Sally Gunnar has withdrawn from the world.
She spends her days alone at home, reading drugstore mysteries, polishing the doorknobs, waxing the floors. Her only companions are a vase of goldfish, a garden toad, and the door-to-door salesman who sells her cleaning supplies once a month. She broods over her deepest regrets: her blighted romances with self-important men, her lifelong struggle to feel at home in her own body, and her wayward early twenties, when she was a fish out of water among a group of eccentric, privileged young people at a liberal arts college. There was Sam, an unabashed collector of other people’s stories; Carlotta, a troubled free spirit; and Rennel, a self-obsessed philosophy student. Self-deprecating and sardonic, Sally recounts their misadventures, up to the tragedy that tore them apart.
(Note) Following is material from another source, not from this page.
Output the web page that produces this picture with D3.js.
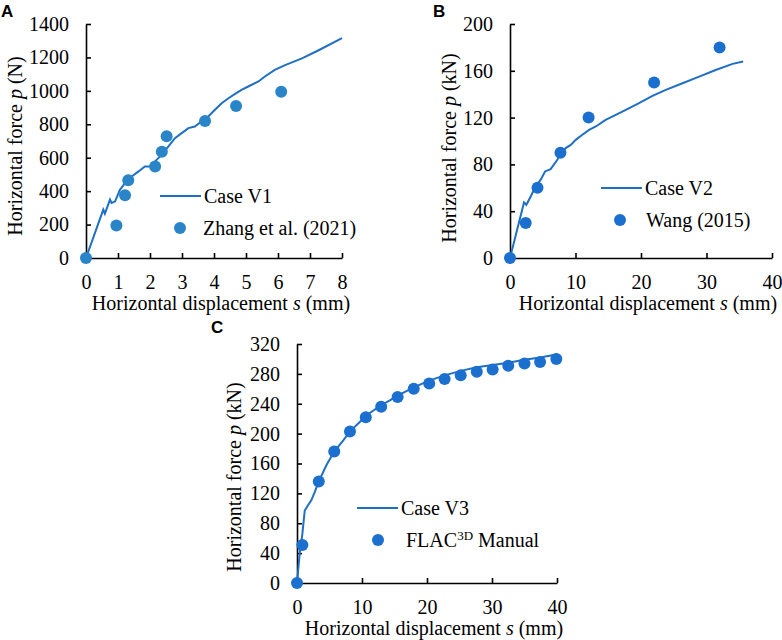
<!DOCTYPE html>
<html>
<head>
<meta charset="utf-8">
<script src="https://cdn.jsdelivr.net/npm/d3@7"></script>
<style>
  body { margin: 0; background: #fff; }
  svg { display: block; }
  text { font-family: "Liberation Serif", "Times New Roman", serif; }
</style>
</head>
<body>
<svg width="782" height="640"></svg>
<script>
// panel A
const v1Disp = [0, 0.54, 0.59, 0.75, 0.80, 0.91, 1.06, 1.22, 1.43, 1.64, 1.84, 2.0, 2.16, 2.36, 2.57, 2.78, 2.99, 3.2, 3.4, 3.61, 3.82, 4.03, 4.24, 4.45, 4.66, 4.86, 5.07, 5.39, 5.59, 5.9, 6.22, 6.75, 7.27, 8.0];
const v1Force = [0, 289, 265, 349, 329, 339, 408, 448, 488, 518, 548, 548, 578, 617, 667, 717, 747, 777, 787, 817, 847, 887, 926, 956, 982, 1006, 1026, 1056, 1086, 1125, 1154, 1194, 1243, 1315];
const zhangDisp = [0, 0.95, 1.22, 1.32, 2.16, 2.37, 2.52, 3.72, 4.69, 6.1];
const zhangForce = [0, 195, 375, 465, 548, 635, 728, 820, 910, 995];
const ticksAx = [0, 1, 2, 3, 4, 5, 6, 7, 8];
const ticksAy = [0, 200, 400, 600, 800, 1000, 1200, 1400];

// panel B
const v2Disp = [0, 2.14, 2.5, 3.16, 3.92, 4.69, 5.35, 6.2, 7.23, 7.74, 8.5, 9.27, 10.04, 11.05, 12.07, 13.1, 14.6, 16.15, 17.68, 19.7, 21.75, 23.79, 26.34, 28.88, 31.4, 33.98, 35.6];
const v2Force = [0, 47.5, 45.5, 52.6, 61.2, 66.9, 74, 76, 83.9, 89.6, 93.9, 96.7, 101, 105.3, 109.5, 112.4, 118, 122.3, 126.6, 132.3, 138.5, 143.7, 149.4, 155, 160.7, 165.9, 168];
const wangDisp = [0, 2.4, 4.2, 7.7, 12, 22, 32];
const wangForce = [0, 30, 60, 90, 120, 150, 180];
const ticksBx = [0, 10, 20, 30, 40];
const ticksBy = [0, 40, 80, 120, 160, 200];

// panel C
const v3Disp = [0, 0.41, 0.83, 1.19, 1.7, 2.22, 2.74, 3.35, 4.54, 5.73, 7.12, 8.15, 9.7, 11.25, 12.95, 14.35, 15.48, 17.96, 20.34, 22.71, 25.19, 27.66, 30.1, 32.5, 35, 37.4, 39.9];
const v3Force = [0, 39, 66, 97, 104, 111, 122, 136, 158, 176, 191, 203, 216, 228, 238, 245, 251, 262, 271, 278, 284, 289, 292, 295, 299, 302, 306];
const flacDisp = [0, 0.83, 3.35, 5.73, 8.15, 10.58, 12.95, 15.48, 17.96, 20.34, 22.71, 25.19, 27.66, 30.1, 32.5, 35, 37.4, 39.9];
const flacForce = [0, 51, 136, 176, 203, 222, 236, 249, 260, 267, 273, 278, 283, 286, 291, 294, 296, 300];
const ticksCx = [0, 10, 20, 30, 40];
const ticksCy = [0, 40, 80, 120, 160, 200, 240, 280, 320];

const svg = d3.select('svg');
const serif = '"Liberation Serif", "Times New Roman", serif';
const lineBlue = '#1f6fc5';

const zip = (xs, ys) => xs.map((x, i) => [x, ys[i]]);

let drawPanel = (p) => {
    const x = d3.scaleLinear().domain(p.xDomain).range(p.xRange);
    const y = d3.scaleLinear().domain(p.yDomain).range(p.yRange);
    const g = svg.append('g');

    const xAxis = g.append('g')
        .attr('transform', `translate(0,${p.yRange[0]})`)
        .call(d3.axisBottom(x).tickValues(p.xTicks).tickFormat(d3.format('d'))
            .tickSizeInner(-5).tickSizeOuter(0).tickPadding(17));
    const yAxis = g.append('g')
        .attr('transform', `translate(${p.xRange[0]},0)`)
        .call(d3.axisLeft(y).tickValues(p.yTicks).tickFormat(d3.format('d'))
            .tickSizeInner(-5).tickSizeOuter(0).tickPadding(17));
    [xAxis, yAxis].forEach(a => {
        a.attr('font-family', serif).attr('font-size', 20);
        a.selectAll('path, line').attr('stroke', '#000').attr('stroke-width', 1.6);
        a.selectAll('text').attr('fill', '#000');
    });

    const line = d3.line().x(d => x(d[0])).y(d => y(d[1]));
    g.append('path')
        .datum(zip(p.lineX, p.lineY))
        .attr('d', line)
        .attr('fill', 'none')
        .attr('stroke', lineBlue)
        .attr('stroke-width', 2);

    g.selectAll('circle.pt')
        .data(zip(p.ptX, p.ptY))
        .enter()
        .append('circle')
        .attr('class', 'pt')
        .attr('cx', d => x(d[0]))
        .attr('cy', d => y(d[1]))
        .attr('r', 6)
        .attr('fill', p.ptColor);

    // axis titles
    const xt = g.append('text')
        .attr('x', (p.xRange[0] + p.xRange[1]) / 2 + 7)
        .attr('y', p.yRange[0] + 52)
        .attr('text-anchor', 'middle')
        .attr('font-family', serif).attr('font-size', 20);
    xt.append('tspan').text('Horizontal displacement ');
    xt.append('tspan').attr('font-style', 'italic').text('s');
    xt.append('tspan').text(' (mm)');

    const yt = g.append('text')
        .attr('transform', `translate(${p.yTitleX},${p.yTitleY}) rotate(-90)`)
        .attr('text-anchor', 'middle')
        .attr('font-family', serif).attr('font-size', 20);
    yt.append('tspan').text('Horizontal force ');
    yt.append('tspan').attr('font-style', 'italic').text('p');
    yt.append('tspan').text(` (${p.unit})`);

    // panel letter
    g.append('text')
        .attr('x', p.letterPos[0]).attr('y', p.letterPos[1])
        .style('font-family', '"Liberation Sans", Arial, sans-serif')
        .attr('font-weight', 'bold').attr('font-size', 17)
        .text(p.letter);

    // legend
    const lg = g.append('g').attr('transform', `translate(${p.legend[0]},${p.legend[1]})`)
        .attr('font-family', serif).attr('font-size', 20);
    lg.append('line').attr('x1', 0).attr('x2', 41).attr('y1', 0).attr('y2', 0)
        .attr('stroke', lineBlue).attr('stroke-width', 2);
    lg.append('text').attr('x', 44).attr('y', 7).text(p.lineName);
    lg.append('circle').attr('cx', p.legendDot[0]).attr('cy', p.legendDot[1]).attr('r', 6).attr('fill', p.ptColor);
    const pt = lg.append('text').attr('x', p.legendDot[2]).attr('y', p.legendDot[1] + 7);
    p.ptName(pt);
};

drawPanel({
    xDomain: [0, 8], xRange: [86, 342], yDomain: [0, 1400], yRange: [258, 24],
    xTicks: ticksAx, yTicks: ticksAy,
    lineX: v1Disp, lineY: v1Force, ptX: zhangDisp, ptY: zhangForce, ptColor: '#2a85c8',
    unit: 'N', yTitleX: 22, yTitleY: 146,
    letter: 'A', letterPos: [1, 17],
    legend: [160, 196], lineName: 'Case V1',
    legendDot: [20, 32, 43],
    ptName: t => t.text('Zhang et al. (2021)')
});

drawPanel({
    xDomain: [0, 40], xRange: [510, 772], yDomain: [0, 200], yRange: [258, 24],
    xTicks: ticksBx, yTicks: ticksBy,
    lineX: v2Disp, lineY: v2Force, ptX: wangDisp, ptY: wangForce, ptColor: '#1b6fce',
    unit: 'kN', yTitleX: 456, yTitleY: 148,
    letter: 'B', letterPos: [433, 17],
    legend: [601, 188], lineName: 'Case V2',
    legendDot: [19, 32, 45],
    ptName: t => t.text('Wang (2015)')
});

drawPanel({
    xDomain: [0, 40], xRange: [297, 557], yDomain: [0, 320], yRange: [583, 344],
    xTicks: ticksCx, yTicks: ticksCy,
    lineX: v3Disp, lineY: v3Force, ptX: flacDisp, ptY: flacForce, ptColor: '#1b6fce',
    unit: 'kN', yTitleX: 241, yTitleY: 477,
    letter: 'C', letterPos: [211, 333],
    legend: [357, 508], lineName: 'Case V3',
    legendDot: [21, 32, 49],
    ptName: t => {
        t.append('tspan').text('FLAC');
        t.append('tspan').attr('dy', -7).attr('font-size', 13).text('3D');
        t.append('tspan').attr('dy', 7).text(' Manual');
    }
});
</script>
</body>
</html>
Colorful, crass, and profound, Toad is Katherine Dunn’s ode to her time as a student at Reed College in the late 1960s. It is filled with the same mordant observations about the darkest aspects of human nature that made Geek Love a cult classic and Dunn a misfit hero. Daring and bizarre, Toad demonstrates her genius for black humor and her ecstatic celebration of the grotesque. Fifty-some years after it was written, Toad is a timely story about the ravages of womanhood and a powerful addition to the canon of feminist fiction.